I initially dismissed the TV ad from New Faces GOP that showed Representative Alexandria Ocasio Cortez’s face consumed by flames, graphic images of the Cambodian genocide and a comparison of AOC’s policies to those of the Khmer Rouge government. I didn’t want to give voice to a PAC and former Republican candidate who was willing to sell our painful history to benefit her political party.
But as the Cambodian genocide has shot into the national spotlight and discussion, it is difficult for me to remain quiet. I am the first Cambodian-American woman to be elected to any public office in this country. In addition to my public service as a park district commissioner in Skokie, Illinois, I am president of the National Cambodian Heritage Museum and Killing Fields Memorial in Chicago. What I have to say is my personal viewpoint, but I know that I’m not alone in asking that we not use our community’s painful history as a tool for personal gain.

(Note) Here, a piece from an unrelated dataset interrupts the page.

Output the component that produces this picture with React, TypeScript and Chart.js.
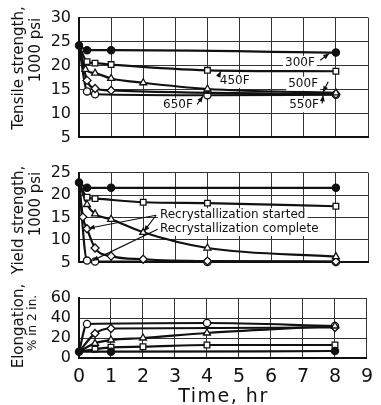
import React, { useEffect, useRef } from 'react';
import { Chart, registerables } from 'chart.js';
Chart.register(...registerables);

const FONT = '"DejaVu Sans", sans-serif';
type Pt = [number, number];

// ---- data ----
const xTickValues = [0, 1, 2, 3, 4, 5, 6, 7, 8, 9];
const seriesNames = ['300F', '450F', '500F', '550F', '650F'];

const tensile300: Pt[] = [[0, 24.2], [0.25, 23.2], [1, 23.2], [8, 22.7]];
const tensile450: Pt[] = [[0, 24.2], [0.25, 20.8], [0.5, 20.5], [1, 20.2], [4, 19.0], [8, 18.8]];
const tensile500: Pt[] = [[0, 24.2], [0.2, 19.2], [0.5, 18.4], [1, 17.3], [2, 16.4], [4, 15.1], [8, 14.3]];
const tensile550: Pt[] = [[0, 24.2], [0.25, 16.9], [0.5, 15.2], [1, 14.8], [8, 14.0]];
const tensile650: Pt[] = [[0, 24.2], [0.25, 14.6], [0.5, 14.0], [4, 13.8], [8, 13.9]];

const yield300: Pt[] = [[0, 22.8], [0.25, 21.6], [1, 21.6], [8, 21.6]];
const yield450: Pt[] = [[0, 22.8], [0.25, 19.5], [0.5, 19.2], [2, 18.4], [4, 18.2], [8, 17.5]];
const yield500: Pt[] = [[0, 22.8], [0.25, 17.9], [0.5, 15.8], [1, 14.6], [2, 11.7], [4, 8.2], [8, 6.3]];
const yield550: Pt[] = [[0, 22.8], [0.12, 15.1], [0.25, 12.5], [0.5, 8.2], [1, 6.4], [2, 5.7], [4, 5.3], [8, 5.2]];
const yield650: Pt[] = [[0, 22.8], [0.25, 5.4], [0.5, 5.2], [4, 5.1], [8, 5.1]];

const elong300: Pt[] = [[0, 6.3], [1, 6.3], [8, 7]];
const elong450: Pt[] = [[0, 6.3], [0.5, 8.7], [1, 10.7], [2, 11.3], [4, 13], [8, 13]];
const elong500: Pt[] = [[0, 6.3], [0.5, 14.7], [1, 18], [2, 20], [4, 25], [8, 32]];
const elong550: Pt[] = [[0, 6.3], [0.5, 24.5], [1, 29.5], [8, 30.5]];
const elong650: Pt[] = [[0, 6.3], [0.25, 34], [4, 35], [8, 32]];

const tensileRange = { min: 5, max: 30, step: 5 };
const yieldRange = { min: 5, max: 25, step: 5 };
const elongRange = { min: 0, max: 60, step: 20 };

// ---- styles ----
const markerStyles: Record<string, any> = {
  '300F': { shape: 'circle', fill: '#111', r: 3.6, showFirst: true },
  '450F': { shape: 'rect', fill: '#fff', r: 4, showFirst: false },
  '500F': { shape: 'triangle', fill: '#fff', r: 4, showFirst: false },
  '550F': { shape: 'rectRot', fill: '#fff', r: 4, showFirst: false },
  '650F': { shape: 'circle', fill: '#fff', r: 3.6, showFirst: false },
};

type Title = { text: string; x: number; y: number; size: number; rot?: boolean; spacing?: number };
type Label = { text: string; x: number; y: number; align: 'center' | 'left' };
type Arrow = { from: Pt; to: Pt };

type Panel = {
  top: number; height: number; padTop: number; padBottom: number;
  series: Pt[][]; range: { min: number; max: number; step: number };
  showX: boolean; xHeight: number;
  titles: Title[]; labels: Label[]; arrows: Arrow[];
};

const panels: Panel[] = [
  {
    top: 0, height: 155, padTop: 15, padBottom: 13,
    series: [tensile300, tensile450, tensile500, tensile550, tensile650], range: tensileRange,
    showX: false, xHeight: 0,
    titles: [
      { text: 'Tensile strength,', x: 19, y: 68, size: 15, rot: true },
      { text: '1000 psi', x: 36, y: 50, size: 15, rot: true },
    ],
    labels: [
      { text: '300F', x: 6.88, y: 20.55, align: 'center' },
      { text: '450F', x: 4.85, y: 16.8, align: 'center' },
      { text: '500F', x: 6.98, y: 16.2, align: 'center' },
      { text: '550F', x: 7.01, y: 11.7, align: 'center' },
      { text: '650F', x: 3.08, y: 11.7, align: 'center' },
    ],
    arrows: [
      { from: [7.51, 21.1], to: [7.79, 22.5] },
      { from: [4.33, 17.6], to: [4.42, 18.8] },
      { from: [7.76, 16.6], to: [7.6, 14.4] },
      { from: [7.57, 12.1], to: [7.6, 13.8] },
      { from: [3.68, 11.9], to: [3.86, 13.6] },
    ],
  },
  {
    top: 155, height: 125, padTop: 15, padBottom: 12,
    series: [yield300, yield450, yield500, yield550, yield650], range: yieldRange,
    showX: false, xHeight: 0,
    titles: [
      { text: 'Yield strength,', x: 19, y: 65, size: 15, rot: true },
      { text: '1000 psi', x: 36, y: 49, size: 15, rot: true },
    ],
    labels: [
      { text: 'Recrystallization started', x: 2.52, y: 15.5, align: 'left' },
      { text: 'Recrystallization complete', x: 2.52, y: 12.45, align: 'left' },
    ],
    arrows: [
      { from: [2.4, 15.5], to: [0.3, 12.6] },
      { from: [2.4, 15.5], to: [2.02, 11.9] },
      { from: [2.45, 12.4], to: [0.42, 5.4] },
    ],
  },
  {
    top: 280, height: 125, padTop: 18, padBottom: 0,
    series: [elong300, elong450, elong500, elong550, elong650], range: elongRange,
    showX: true, xHeight: 47,
    titles: [
      { text: 'Elongation,', x: 19, y: 46, size: 15, rot: true },
      { text: '% in 2 in.', x: 33, y: 43, size: 12, rot: true },
      { text: 'Time, hr', x: 223.5, y: 117, size: 19, spacing: 1.5 },
    ],
    labels: [],
    arrows: [],
  },
];

function overlay(p: Panel) {
  return {
    id: 'overlay',
    afterDraw(chart: any) {
      const ctx = chart.ctx as CanvasRenderingContext2D;
      const xs = chart.scales.x, ys = chart.scales.y;
      ctx.save();
      for (const t of p.titles) {
        ctx.save();
        ctx.translate(t.x, t.y);
        if (t.rot) ctx.rotate(-Math.PI / 2);
        ctx.font = `${t.size}px ${FONT}`;
        (ctx as any).letterSpacing = `${t.spacing || 0}px`;
        ctx.fillStyle = '#111';
        ctx.textAlign = 'center';
        ctx.textBaseline = 'middle';
        ctx.fillText(t.text, 0, 0);
        ctx.restore();
      }
      ctx.font = `12px ${FONT}`;
      const boxes = p.labels.map((l) => {
        const w = ctx.measureText(l.text).width;
        const px = xs.getPixelForValue(l.x);
        const py = ys.getPixelForValue(l.y);
        const left = l.align === 'left' ? px : px - w / 2;
        return { l, w, left, py };
      });
      ctx.fillStyle = '#fff';
      for (const b of boxes) ctx.fillRect(b.left - 2, b.py - 7, b.w + 4, 14);
      ctx.strokeStyle = '#111';
      ctx.fillStyle = '#111';
      ctx.lineWidth = 1.2;
      for (const a of p.arrows) {
        const x1 = xs.getPixelForValue(a.from[0]), y1 = ys.getPixelForValue(a.from[1]);
        const x2 = xs.getPixelForValue(a.to[0]), y2 = ys.getPixelForValue(a.to[1]);
        ctx.beginPath();
        ctx.moveTo(x1, y1);
        ctx.lineTo(x2, y2);
        ctx.stroke();
        const ang = Math.atan2(y2 - y1, x2 - x1);
        const L = 6, W = 2.5;
        ctx.beginPath();
        ctx.moveTo(x2, y2);
        ctx.lineTo(x2 - L * Math.cos(ang) + W * Math.sin(ang), y2 - L * Math.sin(ang) - W * Math.cos(ang));
        ctx.lineTo(x2 - L * Math.cos(ang) - W * Math.sin(ang), y2 - L * Math.sin(ang) + W * Math.cos(ang));
        ctx.closePath();
        ctx.fill();
      }
      ctx.textAlign = 'left';
      ctx.textBaseline = 'middle';
      for (const b of boxes) ctx.fillText(b.l.text, b.left, b.py);
      ctx.restore();
    },
  };
}

function buildChart(canvas: HTMLCanvasElement, p: Panel) {
  return new Chart(canvas, {
    type: 'line',
    data: {
      datasets: p.series.map((data, si) => {
        const st = markerStyles[seriesNames[si]];
        return {
          label: seriesNames[si],
          data: data.map(([x, y]) => ({ x, y })),
          borderColor: '#111',
          borderWidth: 2.2,
          pointStyle: st.shape,
          pointRadius: data.map((_, i) => (i === 0 && !st.showFirst ? 0 : st.r)),
          pointBackgroundColor: st.fill,
          pointBorderColor: '#111',
          pointBorderWidth: 1.3,
          cubicInterpolationMode: 'monotone',
          fill: false,
          clip: false,
        } as any;
      }),
    },
    options: {
      responsive: false,
      animation: false,
      events: [],
      layout: { padding: { top: p.padTop, right: 13, bottom: p.padBottom, left: 0 } },
      plugins: { legend: { display: false }, tooltip: { enabled: false } },
      scales: {
        x: {
          type: 'linear',
          min: 0,
          max: 9,
          afterBuildTicks: (s: any) => { s.ticks = xTickValues.map((v) => ({ value: v })); },
          ticks: { display: p.showX, autoSkip: false, maxRotation: 0, color: '#111', font: { family: FONT, size: 19 }, padding: 8 },
          grid: { color: '#333', lineWidth: 1, drawTicks: false },
          border: { color: '#111', width: 2 },
          afterFit: (s: any) => { s.height = p.xHeight; },
        },
        y: {
          type: 'linear',
          min: p.range.min,
          max: p.range.max,
          ticks: { stepSize: p.range.step, autoSkip: false, color: '#111', font: { family: FONT, size: 16 }, padding: 8 },
          grid: { color: '#333', lineWidth: 1, drawTicks: false },
          border: { color: '#111', width: 2 },
          afterFit: (s: any) => { s.width = 79; },
        },
      },
    } as any,
    plugins: [overlay(p) as any],
  });
}

function PanelChart({ p }: { p: Panel }) {
  const ref = useRef<HTMLCanvasElement | null>(null);
  useEffect(() => {
    if (!ref.current) return;
    const c = buildChart(ref.current, p);
    return () => c.destroy();
  }, []);
  return (
    <canvas
      ref={ref}
      width={381}
      height={p.height}
      style={{ position: 'absolute', left: 0, top: p.top, width: 381, height: p.height, display: 'block' }}
    />
  );
}

export default function App() {
  return (
    <div style={{ position: 'absolute', left: 0, top: 0, width: 381, height: 405, background: '#fff', overflow: 'hidden' }}>
      {panels.map((p, i) => (
        <PanelChart key={i} p={p} />
      ))}
    </div>
  );
}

This is not the first advertisement to depict graphic and sensationalized images of the Cambodian genocide and the atrocities that followed under the Khmer Rouge regime. The same woman who narrates the current spot used similarly disturbing images during her recent run for public office and had the audacity to challenge Facebook for blocking her sensationalized images, claiming it was a platform to tell her story.
Well, let me tell you our story. I am the daughter of Cambodian refugees, and I was born in the refugee camps in the aftermath of war and genocide. I am a living testament to the impact that war has on multiple generations, long after the survivors leave their home country. The journey of the refugee is never over; we are constantly navigating the dynamics of being accepted in our adopted home and understanding our relationship with our homeland.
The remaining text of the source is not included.